Deceptively ceramic – clay translated into metal – ​Crash (Simulation) (2019-20) is about where our craving for speed is leading us; what our dangerous addiction to exponential acceleration is causing.

Spat out from the aftermath of some near-future, continent-wide fire, in which the boundary between the real and virtual has been engulfed, these heat-deformed relics are the disfigured afterbirth of a convulsing world. Floor-strewn, the hubcaps conjure the cars we know but are as much as symbolic as figurative, calling out our hyper-optimized society in which human interaction – with each other and with our surroundings – is growing increasingly detached and abstracted.

Grabuschnigg’s series is an attempt to understand how we move through, understand, and ravage our increasingly hyperreal environments. It’s also about knowledge in the widest sense: how we’re moving from personal, analogue, communal knowledge to a technical and cold understanding of our universe. We have easy access to unlimited information but rather than more freedom, more opportunities, we face the crash-and-burn of system overload. Smoke-clouded alienation rather than blue-skied enlightenment.

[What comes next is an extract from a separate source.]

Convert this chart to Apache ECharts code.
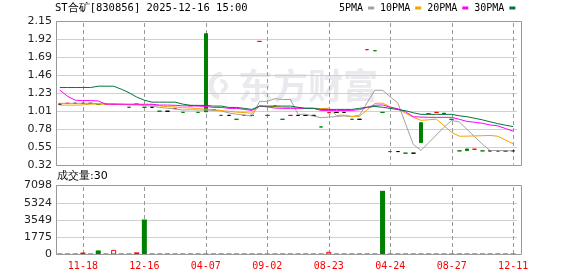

Although intensely solid, teasingly tangible, the works also evoke bodiless speed; how our embodied cognition can zip from California to Australia in seconds, from night to day, from Instagram to Excel, Tinder to live-streamed Senate hearings . Everything at cardiac-shock pace, meth-driver hurry, anxiety-addled confusion. We can always go faster, the sculptures are telling us. We can always make more, do more, see more. But no matter our speed, we’ll always be overtaken by our aftermath.

There are slivers of hope here, though. Their symmetrical, crystalline, almost fractal design grasps on to nature Examples of those deeper patterns that pre-date us, that will long outlive us. Flowers, in memoriam, for our inevitable apocalypse.